防衛庁長官まで務めたベテランなのに、経済事件や家族のスキャンダルで満身創痍だった中西は無所属の新人に追いまくられ、「おそらく落ちる」が和歌山政界の一般常識だった。出陣式の様子でその趨勢を確かめようと隣のビルの階段の踊り場から見ていると、背は小さいがピョコピョコとやたら元気に動き回る男が何度も中西の事務所前を横切る。その傍らにはなぜか長身で背広姿の黒人男性。それが鈴木氏(と秘書のムルアカ氏)だった。
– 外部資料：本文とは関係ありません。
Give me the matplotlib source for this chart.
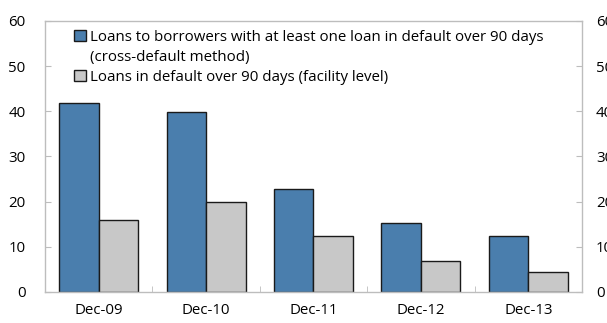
import numpy as np
import matplotlib.pyplot as plt
from matplotlib.patches import Patch

plt.rcParams['font.family'] = ['Open Sans', 'DejaVu Sans']

# data
periods = ['Dec-09', 'Dec-10', 'Dec-11', 'Dec-12', 'Dec-13']
cross_default = [41.9, 39.8, 22.9, 15.2, 12.5]
facility_level = [15.9, 20.0, 12.5, 6.8, 4.4]
label_cross = 'Loans to borrowers with at least one loan in default over 90 days'
label_cross_2 = '(cross-default method)'
label_facility = 'Loans in default over 90 days (facility level)'

blue = '#4A7EAD'
grey = '#C8C8C8'
edge = '#1a1a1a'

fig = plt.figure(figsize=(6.07, 3.23), dpi=100)
ax = fig.add_axes([0.0741, 0.096, 0.8847, 0.839])

x = np.arange(len(periods))
w = 0.368
ax.bar(x - w / 2, cross_default, w, color=blue, edgecolor=edge, linewidth=1)
ax.bar(x + w / 2, facility_level, w, color=grey, edgecolor=edge, linewidth=1)

ax.set_xlim(-0.5, len(periods) - 0.5)
ax.set_ylim(0, 60)
ax.set_yticks(range(0, 61, 10))
ax.set_xticks(x)
ax.set_xticklabels(periods)
ax.set_xticks(np.arange(0.5, len(periods) - 1, 1), minor=True)

for s in ax.spines.values():
    s.set_color('#BDBDBD')
    s.set_linewidth(1)

fs = 10.8
ax.tick_params(axis='x', which='major', length=0, pad=8, labelsize=fs)
ax.tick_params(axis='x', which='minor', direction='in', length=4, color='#BDBDBD')
ax.tick_params(axis='y', direction='in', length=4, color='#BDBDBD', pad=14, labelsize=fs)

ax2 = ax.twinx()
ax2.set_ylim(0, 60)
ax2.set_yticks(range(0, 61, 10))
ax2.tick_params(axis='y', direction='in', length=4, color='#BDBDBD', pad=10, labelsize=fs)
for s in ax2.spines.values():
    s.set_visible(False)

# legend: handle sits on the first line of the wrapped label
handles = [Patch(facecolor=blue, edgecolor=edge, linewidth=1),
           Patch(facecolor='none', edgecolor='none'),
           Patch(facecolor=grey, edgecolor=edge, linewidth=1)]
ax.legend(handles, [label_cross, label_cross_2, label_facility],
          loc='upper left', bbox_to_anchor=(0.038, 1.0), frameon=False, fontsize=fs,
          handlelength=0.75, handleheight=0.75, handletextpad=0.3, labelspacing=0.33,
          borderaxespad=0.2)

fig.savefig('out.png', dpi=100)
「あれはえらくなる人やで」と、踊り場で同じように事務所前を見つめていた中西の秘書の1人が言ったのを今も鮮明に覚えている。田中派、竹下派の流れをくむ小渕派売り出し中のホープとして、その存在に注目が集まり始めた時期だった。確かに演説はエネルギッシュ、聴衆を引き付ける人間臭さも十分。何より頭の回転の速さと政治家としての凄みが、30メートル離れた階段の踊り場にまで伝わってきた。
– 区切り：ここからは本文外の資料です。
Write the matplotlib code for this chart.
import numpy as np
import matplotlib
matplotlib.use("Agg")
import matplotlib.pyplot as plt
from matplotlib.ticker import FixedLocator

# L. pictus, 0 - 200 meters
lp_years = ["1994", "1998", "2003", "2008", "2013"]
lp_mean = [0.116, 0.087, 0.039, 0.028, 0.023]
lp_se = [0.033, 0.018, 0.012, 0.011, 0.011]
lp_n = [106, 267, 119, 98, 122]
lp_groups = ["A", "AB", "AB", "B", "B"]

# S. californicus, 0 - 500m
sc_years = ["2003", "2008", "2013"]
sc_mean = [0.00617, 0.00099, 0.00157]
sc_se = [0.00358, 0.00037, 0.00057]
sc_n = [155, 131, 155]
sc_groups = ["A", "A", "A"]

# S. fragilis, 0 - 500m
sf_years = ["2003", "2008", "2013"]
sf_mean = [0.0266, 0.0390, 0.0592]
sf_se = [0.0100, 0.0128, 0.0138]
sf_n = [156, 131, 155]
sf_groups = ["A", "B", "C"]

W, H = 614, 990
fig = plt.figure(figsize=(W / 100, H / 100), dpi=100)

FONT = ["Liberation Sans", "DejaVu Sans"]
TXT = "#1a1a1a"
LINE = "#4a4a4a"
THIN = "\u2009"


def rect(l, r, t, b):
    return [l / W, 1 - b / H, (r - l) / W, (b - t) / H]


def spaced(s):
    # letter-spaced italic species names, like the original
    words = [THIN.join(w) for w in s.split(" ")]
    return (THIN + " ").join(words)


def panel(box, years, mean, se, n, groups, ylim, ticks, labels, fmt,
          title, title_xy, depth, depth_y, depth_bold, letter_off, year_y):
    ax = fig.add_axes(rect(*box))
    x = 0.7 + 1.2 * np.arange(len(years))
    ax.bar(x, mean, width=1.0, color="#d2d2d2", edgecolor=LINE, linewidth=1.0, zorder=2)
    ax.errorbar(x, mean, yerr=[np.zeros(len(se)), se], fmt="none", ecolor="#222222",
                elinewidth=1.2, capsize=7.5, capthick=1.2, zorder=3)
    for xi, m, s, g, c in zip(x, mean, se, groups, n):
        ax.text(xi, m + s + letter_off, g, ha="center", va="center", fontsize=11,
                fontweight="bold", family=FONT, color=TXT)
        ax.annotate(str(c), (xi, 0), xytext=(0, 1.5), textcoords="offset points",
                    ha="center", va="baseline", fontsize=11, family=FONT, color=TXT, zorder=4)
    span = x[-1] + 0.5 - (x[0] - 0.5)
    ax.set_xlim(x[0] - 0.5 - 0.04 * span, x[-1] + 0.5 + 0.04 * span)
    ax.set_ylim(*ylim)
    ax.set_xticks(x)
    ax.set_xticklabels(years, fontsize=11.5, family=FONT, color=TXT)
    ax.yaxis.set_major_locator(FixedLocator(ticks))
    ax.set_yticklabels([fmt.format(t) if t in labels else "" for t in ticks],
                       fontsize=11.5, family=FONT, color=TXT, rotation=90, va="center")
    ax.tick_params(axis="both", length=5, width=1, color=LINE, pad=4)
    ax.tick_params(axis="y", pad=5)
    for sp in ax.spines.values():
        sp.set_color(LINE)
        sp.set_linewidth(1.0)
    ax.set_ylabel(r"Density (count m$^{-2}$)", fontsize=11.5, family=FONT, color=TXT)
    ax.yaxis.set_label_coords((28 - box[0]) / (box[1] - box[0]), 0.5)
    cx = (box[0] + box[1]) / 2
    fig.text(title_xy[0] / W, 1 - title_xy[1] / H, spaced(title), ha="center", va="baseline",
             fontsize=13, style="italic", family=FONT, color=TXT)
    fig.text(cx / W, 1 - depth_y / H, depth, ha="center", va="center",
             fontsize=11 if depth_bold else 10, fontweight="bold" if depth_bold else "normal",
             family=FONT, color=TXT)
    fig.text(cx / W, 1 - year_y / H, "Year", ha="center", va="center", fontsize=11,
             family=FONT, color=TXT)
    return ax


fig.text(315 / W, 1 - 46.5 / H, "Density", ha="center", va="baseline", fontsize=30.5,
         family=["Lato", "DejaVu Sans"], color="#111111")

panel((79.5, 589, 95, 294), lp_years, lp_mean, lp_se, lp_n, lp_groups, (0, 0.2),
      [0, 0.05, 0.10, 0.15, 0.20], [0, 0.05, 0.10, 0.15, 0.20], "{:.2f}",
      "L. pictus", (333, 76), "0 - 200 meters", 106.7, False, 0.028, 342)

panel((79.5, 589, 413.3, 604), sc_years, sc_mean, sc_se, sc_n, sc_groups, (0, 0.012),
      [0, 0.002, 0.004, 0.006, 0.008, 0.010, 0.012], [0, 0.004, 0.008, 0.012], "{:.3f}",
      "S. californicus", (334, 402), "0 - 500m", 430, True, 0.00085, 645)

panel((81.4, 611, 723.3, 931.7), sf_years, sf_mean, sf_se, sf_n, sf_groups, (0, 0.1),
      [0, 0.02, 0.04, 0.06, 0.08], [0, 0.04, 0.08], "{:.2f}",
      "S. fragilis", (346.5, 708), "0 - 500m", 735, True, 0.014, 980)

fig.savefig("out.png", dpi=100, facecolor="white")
その後、鈴木氏は周知のとおり田中真紀子外務大臣とのバトル、ムネオハウス疑惑と別件のあっせん収賄容疑での逮捕・起訴、佐藤優氏の「国策捜査」批判による援護射撃と新党大地代表としての政界返り咲き......と、浮き沈みの激しい怒涛の10年間を送った。鈴木氏のこの10年は、日本のこの10年の歩みとシンクロしている。
01年に小泉政権が誕生したあと鈴木氏が「国策捜査」によって排除されたのは、一部外務省官僚との関係悪化で始まったバッシングがきっかけだった。しかし「鈴木宗男」をメーンストリームから押し出そうとした政治闘争の本質は、「小さな政府vs大きな政府」という経済政策論争にあったはずだ。
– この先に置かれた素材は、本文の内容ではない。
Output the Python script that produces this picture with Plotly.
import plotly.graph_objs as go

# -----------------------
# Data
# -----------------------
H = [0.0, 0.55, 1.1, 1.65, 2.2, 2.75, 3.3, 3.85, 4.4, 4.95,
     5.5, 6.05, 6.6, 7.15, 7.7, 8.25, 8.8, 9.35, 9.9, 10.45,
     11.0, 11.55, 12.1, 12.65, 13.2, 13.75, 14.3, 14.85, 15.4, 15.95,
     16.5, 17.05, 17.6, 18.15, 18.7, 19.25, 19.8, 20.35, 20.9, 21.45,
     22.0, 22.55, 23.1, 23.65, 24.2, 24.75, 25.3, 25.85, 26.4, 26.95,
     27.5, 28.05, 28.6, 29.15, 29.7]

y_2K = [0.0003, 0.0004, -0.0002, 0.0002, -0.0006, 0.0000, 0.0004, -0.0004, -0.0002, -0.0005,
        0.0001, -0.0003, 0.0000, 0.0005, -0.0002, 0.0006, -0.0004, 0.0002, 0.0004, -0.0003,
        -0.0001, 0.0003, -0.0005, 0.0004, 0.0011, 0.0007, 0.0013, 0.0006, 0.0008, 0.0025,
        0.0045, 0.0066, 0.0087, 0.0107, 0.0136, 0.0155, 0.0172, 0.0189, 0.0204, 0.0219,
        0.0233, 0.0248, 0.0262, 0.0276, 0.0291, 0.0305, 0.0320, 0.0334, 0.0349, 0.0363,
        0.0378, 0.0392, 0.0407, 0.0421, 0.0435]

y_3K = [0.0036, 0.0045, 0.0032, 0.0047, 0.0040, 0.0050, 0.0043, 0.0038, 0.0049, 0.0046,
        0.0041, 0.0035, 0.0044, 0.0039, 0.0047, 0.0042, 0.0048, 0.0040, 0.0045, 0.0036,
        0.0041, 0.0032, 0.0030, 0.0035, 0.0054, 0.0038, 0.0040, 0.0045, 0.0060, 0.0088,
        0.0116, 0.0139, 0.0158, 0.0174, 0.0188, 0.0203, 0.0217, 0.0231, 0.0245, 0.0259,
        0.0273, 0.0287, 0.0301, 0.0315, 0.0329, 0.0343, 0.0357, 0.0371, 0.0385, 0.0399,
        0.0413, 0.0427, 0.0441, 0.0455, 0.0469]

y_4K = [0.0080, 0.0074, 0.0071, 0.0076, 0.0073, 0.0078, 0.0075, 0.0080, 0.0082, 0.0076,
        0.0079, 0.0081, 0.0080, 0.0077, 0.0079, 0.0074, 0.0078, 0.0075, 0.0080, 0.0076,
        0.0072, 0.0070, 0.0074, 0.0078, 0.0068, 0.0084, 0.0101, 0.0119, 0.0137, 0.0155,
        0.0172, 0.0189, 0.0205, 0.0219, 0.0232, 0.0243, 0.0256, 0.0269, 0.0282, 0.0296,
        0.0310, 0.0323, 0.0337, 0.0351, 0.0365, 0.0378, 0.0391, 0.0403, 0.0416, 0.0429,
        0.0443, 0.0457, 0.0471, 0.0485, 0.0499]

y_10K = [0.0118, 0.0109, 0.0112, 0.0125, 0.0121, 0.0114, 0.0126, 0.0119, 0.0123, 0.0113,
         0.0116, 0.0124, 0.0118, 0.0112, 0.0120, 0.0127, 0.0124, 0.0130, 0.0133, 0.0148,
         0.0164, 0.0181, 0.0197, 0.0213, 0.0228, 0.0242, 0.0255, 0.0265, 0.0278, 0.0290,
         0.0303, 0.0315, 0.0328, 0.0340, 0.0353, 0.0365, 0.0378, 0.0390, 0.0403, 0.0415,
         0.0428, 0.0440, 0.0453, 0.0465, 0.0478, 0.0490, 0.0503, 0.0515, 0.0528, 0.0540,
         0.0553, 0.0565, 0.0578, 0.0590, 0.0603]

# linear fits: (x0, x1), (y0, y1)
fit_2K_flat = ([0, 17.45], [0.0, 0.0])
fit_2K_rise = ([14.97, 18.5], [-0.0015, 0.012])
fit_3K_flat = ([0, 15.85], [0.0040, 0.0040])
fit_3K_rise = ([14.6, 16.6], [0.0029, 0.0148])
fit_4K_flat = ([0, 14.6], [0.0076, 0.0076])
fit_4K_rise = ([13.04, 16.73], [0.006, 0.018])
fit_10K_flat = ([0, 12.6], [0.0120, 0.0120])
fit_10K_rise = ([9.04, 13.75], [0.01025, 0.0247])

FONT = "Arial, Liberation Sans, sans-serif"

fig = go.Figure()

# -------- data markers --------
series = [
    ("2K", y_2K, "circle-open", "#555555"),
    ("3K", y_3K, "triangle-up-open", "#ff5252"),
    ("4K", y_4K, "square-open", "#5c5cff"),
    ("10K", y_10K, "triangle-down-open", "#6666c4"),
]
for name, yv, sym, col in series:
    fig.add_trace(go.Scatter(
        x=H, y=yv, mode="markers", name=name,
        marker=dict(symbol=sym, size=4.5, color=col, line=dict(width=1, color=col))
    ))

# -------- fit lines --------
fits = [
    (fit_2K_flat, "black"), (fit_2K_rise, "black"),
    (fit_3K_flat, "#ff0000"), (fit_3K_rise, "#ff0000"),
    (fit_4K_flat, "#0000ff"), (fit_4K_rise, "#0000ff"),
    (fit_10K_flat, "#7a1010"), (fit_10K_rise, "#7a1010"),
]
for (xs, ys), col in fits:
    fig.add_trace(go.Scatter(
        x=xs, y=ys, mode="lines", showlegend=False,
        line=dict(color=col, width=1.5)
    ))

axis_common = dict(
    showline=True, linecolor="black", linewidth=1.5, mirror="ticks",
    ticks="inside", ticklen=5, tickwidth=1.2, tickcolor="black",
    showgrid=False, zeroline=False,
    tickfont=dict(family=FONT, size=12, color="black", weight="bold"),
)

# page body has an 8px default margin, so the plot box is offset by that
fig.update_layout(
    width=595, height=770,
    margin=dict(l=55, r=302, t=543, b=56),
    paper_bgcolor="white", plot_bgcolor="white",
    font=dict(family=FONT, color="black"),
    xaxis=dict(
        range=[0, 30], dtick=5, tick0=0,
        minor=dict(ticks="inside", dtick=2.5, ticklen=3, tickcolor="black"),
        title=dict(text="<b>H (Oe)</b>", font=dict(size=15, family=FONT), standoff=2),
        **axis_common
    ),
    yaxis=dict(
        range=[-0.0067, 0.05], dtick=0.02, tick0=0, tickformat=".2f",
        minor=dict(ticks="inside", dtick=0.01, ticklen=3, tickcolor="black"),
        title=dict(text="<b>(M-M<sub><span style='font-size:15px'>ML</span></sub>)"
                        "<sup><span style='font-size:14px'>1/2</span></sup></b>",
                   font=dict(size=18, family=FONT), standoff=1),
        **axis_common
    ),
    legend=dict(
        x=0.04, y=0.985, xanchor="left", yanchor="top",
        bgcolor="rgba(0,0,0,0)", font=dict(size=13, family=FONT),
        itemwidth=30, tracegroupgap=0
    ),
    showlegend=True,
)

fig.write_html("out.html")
「聖域なき構造改革」を掲げた小泉政権が目指したのは、突き詰めれば「天は自ら助くる者を助く」的社会の実現。「人に頼るのではなく、まず自分が頑張ることで経済(そして社会)はよくなる」という考えだ。対する鈴木氏の小渕派(のちに橋本派)はバラマキ型政治の総本山。バラマキというと言葉の響きは悪いが、要は「どうしても弱い者は生まれるから、そういう人は社会全体で助けるべき」という思想といってもいい。
鈴木氏とともにニューディール的政策を排除した小泉政権だが、5年間進めた「自力更生路線」は痛みに耐えかねた日本社会の猛反発を受け、その後の鈴木氏の「復権」と歩みを合わせるように、安倍、福田、麻生政権と徐々に軌道修正を余儀なくされた。公共事業中心でもなく市場万能主義でもない「第3の道」を目指す民主党に政権交代してもトンネルの出口は見えず、その苛立ちから「構造改革アゲイン」的な空気がまた日本社会に流れ始めている。
12月6日午後1時過ぎ、収監のため出頭する鈴木氏を東京高検前で見た。10年ぶりに見る鈴木氏からはすっかり以前の脂ぎった感じが消え、病気のせいもあるだろうが、長い闘争で疲れ切っているように見えた。服役は未決拘留期間を除いた1年半程度になると見られている。ただその後5年間公民権が停止されるから、最速で政界復帰できたとして69歳。その影響力は限定的だろう。
「今日の朝ごはんは何ですかっ?!」というある意味すごい最後の質問に答えないまま、鈴木氏は高検の玄関に消えた。時代は再び「鈴木宗男なもの」を押し流そうとしている――今回の収監劇がその象徴のように思えてならなかった。